The crocodile icefish or white-blooded fish (Channichthyidae) comprise a family of notothenioid fishes found in the cold waters around Antarctica and southern South America. Water temperatures remain relatively stable in the Southern Ocean, generally ranging from -1.8 to +2.0°C. Sixteen species of crocodile icefish are currently recognized.
Icefish blood is colorless because it lacks hemoglobin, the oxygen-binding protein in blood. Red blood cells are usually absent and if present are rare and defunct. Oxygen is dissolved in the plasma and transported throughout the body without the hemoglobin protein. The fish can live without hemoglobin because of their low metabolic rates and the high solubility of oxygen in water at the low temperatures of their environment (the solubility of a gas tends to increase as temperature decreases). However, the oxygen-carrying capacity of their blood is less than 10% that of their relatives with hemoglobin.
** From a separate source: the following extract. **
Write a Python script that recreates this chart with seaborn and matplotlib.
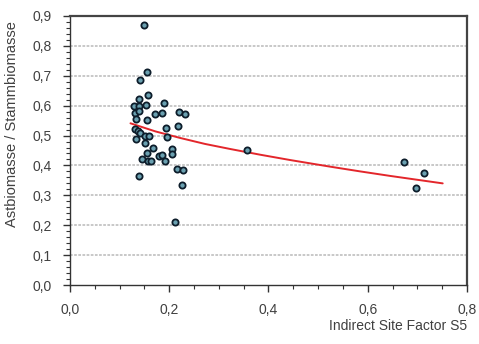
import matplotlib
matplotlib.use("Agg")
import matplotlib.pyplot as plt
from matplotlib.ticker import MultipleLocator, FixedLocator
import seaborn as sns
import pandas as pd

# Data
site_factor = [0.150, 0.155, 0.142, 0.158, 0.140, 0.129, 0.139, 0.154, 0.189, 0.132,
               0.140, 0.134, 0.171, 0.185, 0.155, 0.220, 0.232, 0.218, 0.194, 0.132,
               0.138, 0.142, 0.152, 0.160, 0.195, 0.133, 0.152, 0.167, 0.205, 0.155,
               0.205, 0.179, 0.186, 0.145, 0.157, 0.164, 0.192, 0.357, 0.216, 0.228,
               0.140, 0.226, 0.211, 0.673, 0.714, 0.698]
ratio = [0.871, 0.711, 0.687, 0.635, 0.622, 0.600, 0.599, 0.603, 0.609, 0.574,
         0.583, 0.557, 0.572, 0.576, 0.551, 0.580, 0.572, 0.533, 0.526, 0.522,
         0.516, 0.509, 0.498, 0.498, 0.496, 0.487, 0.474, 0.459, 0.454, 0.440,
         0.438, 0.432, 0.435, 0.421, 0.415, 0.415, 0.414, 0.453, 0.388, 0.384,
         0.366, 0.333, 0.210, 0.412, 0.375, 0.325]

# Fitted trend curve
curve_x = [0.122, 0.172, 0.222, 0.272, 0.323, 0.383, 0.444, 0.524, 0.585, 0.645, 0.700, 0.751]
curve_y = [0.541, 0.514, 0.492, 0.472, 0.455, 0.436, 0.418, 0.396, 0.380, 0.365, 0.352, 0.340]

x_ticks = [0.0, 0.2, 0.4, 0.6, 0.8]
x_tick_labels = ["0,0", "0,2", "0,4", "0,6", "0,8"]
y_ticks = [0.0, 0.1, 0.2, 0.3, 0.4, 0.5, 0.6, 0.7, 0.8, 0.9]
y_tick_labels = ["0,0", "0,1", "0,2", "0,3", "0,4", "0,5", "0,6", "0,7", "0,8", "0,9"]

x_label = "Indirect Site Factor S5"
y_label = "Astbiomasse / Stammbiomasse"

sns.set_style("white")
plt.rcParams["font.family"] = ["Liberation Sans", "DejaVu Sans"]

df = pd.DataFrame({"x": site_factor, "y": ratio})
curve = pd.DataFrame({"x": curve_x, "y": curve_y})

fig = plt.figure(figsize=(4.79, 3.44), dpi=100)
ax = fig.add_axes([0.146, 0.1715, 0.829, 0.782])

for yv in y_ticks[1:-1]:
    ax.axhline(yv, color="#c4c4c4", linewidth=1.3, linestyle=(0, (1.5, 0.8)), zorder=0)

sns.lineplot(data=curve, x="x", y="y", ax=ax, color="#e3262b", linewidth=1.4,
             sort=True, zorder=2)
sns.scatterplot(data=df, x="x", y="y", ax=ax, s=20, color="#6aa0b0",
                edgecolor="#0d1d2b", linewidth=1.3, zorder=3)

ax.set_xlim(0, 0.8)
ax.set_ylim(0, 0.9)
ax.xaxis.set_major_locator(FixedLocator(x_ticks))
ax.set_xticklabels(x_tick_labels)
ax.yaxis.set_major_locator(FixedLocator(y_ticks))
ax.set_yticklabels(y_tick_labels)
ax.xaxis.set_minor_locator(MultipleLocator(0.05))
ax.yaxis.set_minor_locator(MultipleLocator(0.02))

ax.tick_params(axis="both", which="major", direction="out", length=5, width=1,
               color="#333333", labelsize=10, labelcolor="#404040", pad=8)
ax.tick_params(axis="both", which="minor", direction="out", length=3, width=0.8,
               color="#333333")
ax.tick_params(axis="x", which="both", bottom=True)
ax.tick_params(axis="y", which="both", left=True)

for side in ["left", "bottom"]:
    ax.spines[side].set_color("#333333")
    ax.spines[side].set_linewidth(1.0)
for side in ["top", "right"]:
    ax.spines[side].set_color("#444444")
    ax.spines[side].set_linewidth(1.6)

ax.set_xlabel(x_label, fontsize=10, color="#404040")
ax.xaxis.set_label_coords(1.0, -0.125)
ax.xaxis.label.set_horizontalalignment("right")
ax.set_ylabel(y_label, fontsize=10.5, color="#404040")
ax.yaxis.set_label_coords(-0.128, 0.60)

fig.savefig("out.png", dpi=100, facecolor="white")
To compensate for the loss of hemoglobin, they have larger blood vessels (including capillaries), greater blood volumes (four times that of other fish), bigger hearts, and greater cardiac outputs (fivefold greater) compared to other fish. Their hearts lack coronary arteries and the ventricle muscles are very spongy, enabling them to absorb oxygen directly from the blood they pump. Their hearts, large blood vessels and low-viscosity (RBC free) blood are specialized to carry out very high flow rates at low pressures. This helps to reduce the problems caused by the lack of hemoglobin. In the past, their scaleless skin had been widely thought to help absorb oxygen. However, current analysis has shown that the amount of oxygen absorbed by the skin is much less than that absorbed through the gills. The little extra oxygen absorbed by the skin may play a part in supplementing the oxygen supply to the heart which receives venous blood from the skin and body before pumping it to the gills.